Self-Assembled Chiral Photonic Crystals From Colloidal Helices Racemate

TL;DR

This paper demonstrates a bottom-up self-assembly method for creating chiral photonic crystals from colloidal helices racemate, revealing structures with large photonic bandgaps and polarization selectivity, promising for photonic metamaterials.

Contribution

It introduces a simplified simulation approach to self-assemble chiral photonic crystals from colloidal helices racemate, showing potential for scalable photonic device fabrication.

Findings

Identified binary honeycomb and square lattice chiral crystals with opposite-handed helices.

Photonic calculations reveal large complete bandgaps in these chiral structures.

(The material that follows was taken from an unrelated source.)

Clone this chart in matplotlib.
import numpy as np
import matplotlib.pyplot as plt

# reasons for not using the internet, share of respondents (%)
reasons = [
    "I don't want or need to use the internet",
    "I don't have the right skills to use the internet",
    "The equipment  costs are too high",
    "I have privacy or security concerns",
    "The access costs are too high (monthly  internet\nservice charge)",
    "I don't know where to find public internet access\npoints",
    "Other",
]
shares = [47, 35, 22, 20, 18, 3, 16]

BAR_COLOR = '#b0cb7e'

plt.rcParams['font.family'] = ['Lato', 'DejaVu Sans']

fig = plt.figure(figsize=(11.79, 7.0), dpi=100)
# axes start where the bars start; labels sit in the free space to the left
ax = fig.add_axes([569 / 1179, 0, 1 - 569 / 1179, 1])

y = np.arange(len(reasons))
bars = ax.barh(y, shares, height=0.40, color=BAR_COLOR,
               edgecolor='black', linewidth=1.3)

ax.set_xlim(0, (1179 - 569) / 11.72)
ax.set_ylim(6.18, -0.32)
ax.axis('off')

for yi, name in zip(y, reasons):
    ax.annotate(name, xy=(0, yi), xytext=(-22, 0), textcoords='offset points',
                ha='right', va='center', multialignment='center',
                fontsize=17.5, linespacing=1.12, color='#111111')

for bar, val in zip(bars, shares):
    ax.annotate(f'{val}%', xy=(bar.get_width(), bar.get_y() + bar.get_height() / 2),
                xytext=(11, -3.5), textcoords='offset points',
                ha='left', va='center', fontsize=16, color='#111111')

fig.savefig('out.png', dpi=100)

Square crystal exhibits dual polarization bandgaps for circularly polarized light.

Abstract

Chiral crystals consisting of micro-helices have many optical properties while presently available fabrication processes limit their large-scale applications in photonic devices. Here, by using a simplified simulation method, we investigate a bottom-up self-assembly route to build up helical crystals from the smectic monolayer of colloidal helices racemate. With increasing the density, the system undergoes an entropy-driven co-crystallization by forming crystals of various symmetries with different helical shapes. In particular, we identify two crystals of helices arranged in the binary honeycomb and square lattices, which are essentially composed by two sets of opposite-handed chiral crystal. Photonic calculations show that these chiral structures can have large complete photonic bandgaps. In addition, in the self-assembled chiral square crystal, we also find dual polarization bandgaps that selectively forbid the propagation of circularly polarized lights of a specific handedness along the helical axis direction. The self-assembly process in our proposed system is robust, suggesting possibilities of using chiral colloids to assemble photonic metamaterials.